I was reminded of how I experienced the tragic death of George Floyd last May, as I processed the incident involving a Brooklyn Center police officer and an unarmed Black motorist last weekend that ended in the loss of Daunte Wright’s life.
Our hearts go out to Daunte’s family and loved ones. And while the tragedy has directly impacted them, we are all shaken when we see such an incident, particularly with the backdrop of the current trial of Derek Chauvin.
My experience in dealing with the deaths of George Floyd and Daunte Wright came on three levels: first as a human being, then as a Black man, and finally as a member of the team responsible for promoting our destination.
We are all part of a community that has dealt with multiple crises and tragedies over the last year, and we are all understandably weary. This weariness is not just felt by our communities of color, but by all of us. My prayer is that we will ultimately be strengthened by our collective adversity.
Our community has been forever changed. We may not have asked to become the epicenter of the movement to seek social justice and to remove racial disparities of all sorts. However, the world is watching us intently, and we have an obligation and an opportunity to lead and be innovative in creating a more equitable society for all people.
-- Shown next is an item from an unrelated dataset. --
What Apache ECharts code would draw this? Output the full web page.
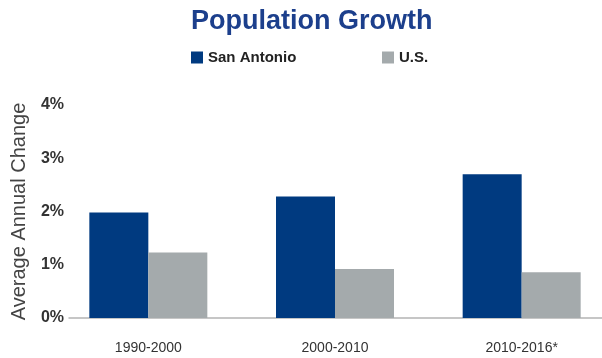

I am often asked by colleagues and friends what an individual can do to help drive the change we need. Personal reflection is always the starting point I suggest. We must ask ourselves if we simply want to get beyond the trials, the unrest, the present spotlight on addressing inequality, and move on.
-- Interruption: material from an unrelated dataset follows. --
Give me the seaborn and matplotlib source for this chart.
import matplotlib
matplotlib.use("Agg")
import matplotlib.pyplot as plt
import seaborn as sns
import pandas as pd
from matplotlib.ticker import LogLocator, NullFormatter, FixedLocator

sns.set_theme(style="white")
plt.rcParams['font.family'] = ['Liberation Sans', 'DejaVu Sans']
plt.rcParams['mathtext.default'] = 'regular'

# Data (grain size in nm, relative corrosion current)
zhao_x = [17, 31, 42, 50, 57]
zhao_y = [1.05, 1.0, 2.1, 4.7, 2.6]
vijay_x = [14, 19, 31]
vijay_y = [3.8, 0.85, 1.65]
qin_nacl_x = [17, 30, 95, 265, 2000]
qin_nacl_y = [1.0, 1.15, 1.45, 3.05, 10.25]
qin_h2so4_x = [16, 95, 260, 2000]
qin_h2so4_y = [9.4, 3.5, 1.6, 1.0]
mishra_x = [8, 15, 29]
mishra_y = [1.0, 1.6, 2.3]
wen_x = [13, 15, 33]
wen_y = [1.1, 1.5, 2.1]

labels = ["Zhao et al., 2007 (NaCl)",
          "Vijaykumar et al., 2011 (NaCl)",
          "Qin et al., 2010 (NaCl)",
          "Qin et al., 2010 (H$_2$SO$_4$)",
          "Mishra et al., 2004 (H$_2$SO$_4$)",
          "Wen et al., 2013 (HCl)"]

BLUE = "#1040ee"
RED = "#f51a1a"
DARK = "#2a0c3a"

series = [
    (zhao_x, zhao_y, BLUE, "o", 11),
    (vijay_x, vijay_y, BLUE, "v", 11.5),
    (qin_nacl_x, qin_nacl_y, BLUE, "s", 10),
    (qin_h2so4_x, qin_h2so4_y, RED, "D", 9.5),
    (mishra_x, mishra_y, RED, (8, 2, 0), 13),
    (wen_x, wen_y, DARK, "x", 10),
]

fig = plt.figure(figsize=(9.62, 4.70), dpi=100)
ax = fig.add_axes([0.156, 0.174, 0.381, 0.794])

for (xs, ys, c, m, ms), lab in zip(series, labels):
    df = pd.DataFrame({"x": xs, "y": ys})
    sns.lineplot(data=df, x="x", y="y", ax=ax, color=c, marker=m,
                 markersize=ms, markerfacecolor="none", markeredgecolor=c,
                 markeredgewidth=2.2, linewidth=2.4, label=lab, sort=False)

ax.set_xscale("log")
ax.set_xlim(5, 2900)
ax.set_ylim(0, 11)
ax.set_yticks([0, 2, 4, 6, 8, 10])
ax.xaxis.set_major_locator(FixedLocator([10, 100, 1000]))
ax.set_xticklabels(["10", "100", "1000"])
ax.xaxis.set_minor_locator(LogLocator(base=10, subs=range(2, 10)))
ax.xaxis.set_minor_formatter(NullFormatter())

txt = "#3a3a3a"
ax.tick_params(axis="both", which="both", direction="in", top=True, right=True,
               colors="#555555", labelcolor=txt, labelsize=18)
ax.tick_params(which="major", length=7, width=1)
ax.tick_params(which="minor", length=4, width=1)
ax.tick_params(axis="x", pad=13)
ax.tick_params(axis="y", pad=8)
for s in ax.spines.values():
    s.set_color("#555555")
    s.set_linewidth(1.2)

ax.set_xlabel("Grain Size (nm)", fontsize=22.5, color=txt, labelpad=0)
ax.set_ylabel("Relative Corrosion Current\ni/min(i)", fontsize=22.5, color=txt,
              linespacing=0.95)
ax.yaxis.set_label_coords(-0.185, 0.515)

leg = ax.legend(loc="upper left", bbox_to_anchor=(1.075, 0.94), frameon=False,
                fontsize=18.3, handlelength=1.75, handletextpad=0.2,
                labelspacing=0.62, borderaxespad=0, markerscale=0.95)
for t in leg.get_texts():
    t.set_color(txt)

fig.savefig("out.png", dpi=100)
That is certainly an understandable approach for the short term, particularly as we tire of the seemingly endless crises. However, for long-term impact, we must continue the hard work even when the pressure to take action subsides and the media attention wanes.
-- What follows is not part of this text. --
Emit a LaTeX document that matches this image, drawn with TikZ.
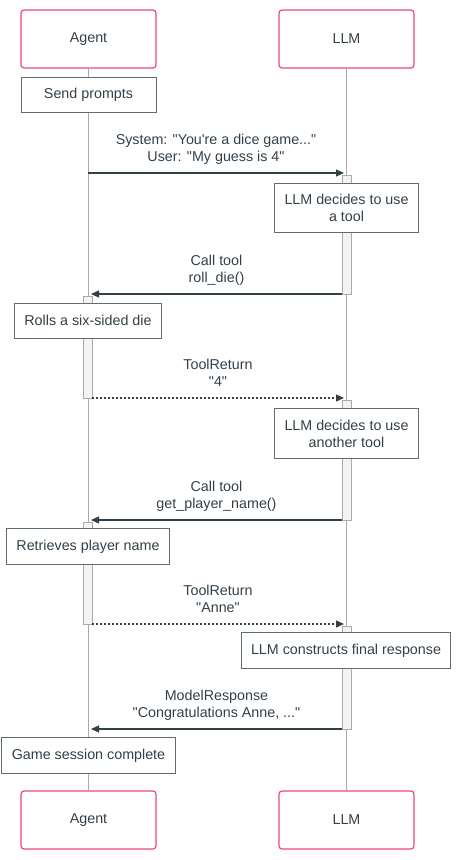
\documentclass[tikz,border=0pt]{standalone}
\usepackage{fontspec}
\newfontfamily\seqfont{Liberation Sans}
\usetikzlibrary{arrows.meta,shapes}
\definecolor{actorpink}{RGB}{236,72,128}
\definecolor{inkgray}{RGB}{51,64,72}
\definecolor{notegray}{RGB}{96,108,116}
\definecolor{lifegray}{RGB}{170,170,170}
\definecolor{actfill}{RGB}{243,243,243}

\begin{document}
\begin{tikzpicture}[
  every node/.style={font=\seqfont\fontsize{14.3bp}{17bp}\selectfont,text=inkgray},
  actor/.style={draw=actorpink,line width=1.2bp,rounded corners=3bp,fill=white,minimum width=135bp,minimum height=58bp},
  note/.style={draw=notegray,line width=1bp,fill=white,minimum width=135bp,inner xsep=10bp,inner ysep=11bp,minimum height=35bp,align=center},
  lifeline/.style={draw=lifegray,line width=1.3bp},
  actbar/.style={draw=lifegray,fill=actfill,line width=1bp,minimum width=9bp,inner sep=0bp},
  msg/.style={-{Triangle[length=8bp,width=7bp]},draw=inkgray,line width=1.2bp},
  reply/.style={msg,dash pattern=on 2bp off 2bp},
  msglabel/.style={above=6bp,align=center,inner sep=0bp}
]
\useasboundingbox (0bp,0bp) rectangle (473bp,-860bp);

\node (agentTop) at (88.5bp,-39bp)[actor] {Agent};
\node (llmTop) at (346.5bp,-39bp)[actor] {LLM};
\node (agentBot) at (88.5bp,-820bp)[actor] {Agent};
\node (llmBot) at (346.5bp,-820bp)[actor] {LLM};
\draw [lifeline] (agentTop) -- (agentBot);
\draw [lifeline] (llmTop) -- (llmBot);

\node (act1) at (346.5bp,-234.5bp)[actbar,minimum height=119bp] {};
\node (act2) at (88bp,-347bp)[actbar,minimum height=102bp] {};
\node (act3) at (346.5bp,-460bp)[actbar,minimum height=120bp] {};
\node (act4) at (88bp,-573bp)[actbar,minimum height=102bp] {};
\node (act5) at (346.5bp,-677.5bp)[actbar,minimum height=103bp] {};

\node (sendNote) at (88.5bp,-95bp)[note] {Send prompts};
\node (toolNote) at (346.5bp,-208bp)[note] {LLM decides to use\\a tool};
\node (rollNote) at (88bp,-320.5bp)[note] {Rolls a six-sided die};
\node (otherNote) at (346.5bp,-433.5bp)[note] {LLM decides to use\\another tool};
\node (nameNote) at (88bp,-546.5bp)[note] {Retrieves player name};
\node (finalNote) at (346bp,-650.5bp)[note] {LLM constructs final response};
\node (doneNote) at (88.5bp,-755.5bp)[note] {Game session complete};

\coordinate (m1a) at (88bp,-173bp);
\coordinate (m1b) at (344bp,-173bp);
\coordinate (m2a) at (342bp,-294bp);
\coordinate (m2b) at (91bp,-294bp);
\coordinate (m3a) at (92bp,-398bp);
\coordinate (m3b) at (344bp,-398bp);
\coordinate (m4a) at (342bp,-520bp);
\coordinate (m4b) at (91bp,-520bp);
\coordinate (m5a) at (92bp,-624bp);
\coordinate (m5b) at (344bp,-624bp);
\coordinate (m6a) at (342bp,-729bp);
\coordinate (m6b) at (91bp,-729bp);

\draw [msg] (m1a) -- node[msglabel] {System: "You're a dice game..."\\User: "My guess is 4"\strut} (m1b);
\draw [msg] (m2a) -- node[msglabel] {Call tool\\roll\_die()\strut} (m2b);
\draw [reply] (m3a) -- node[msglabel] {ToolReturn\\"4"\strut} (m3b);
\draw [msg] (m4a) -- node[msglabel] {Call tool\\get\_player\_name()\strut} (m4b);
\draw [reply] (m5a) -- node[msglabel] {ToolReturn\\"Anne"\strut} (m5b);
\draw [msg] (m6a) -- node[msglabel] {ModelResponse\\"Congratulations Anne, ..."\strut} (m6b);
\end{tikzpicture}
\end{document}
A practical way that you can help to further understand the depth of the issues we are facing is by participating in our Meet Minneapolis Legacy Project Speaker Series. Our next event is tomorrow:
Please join the conversation as Meet Minneapolis continues to provide resources for our journey toward reconciliation and equality.
While we are all working feverishly to get our industry back on its feet and our many displaced hospitality workers back on the job, we cannot forget the more foundational work of creating equity and justice for all of our citizens. This is a journey that we have only just begun.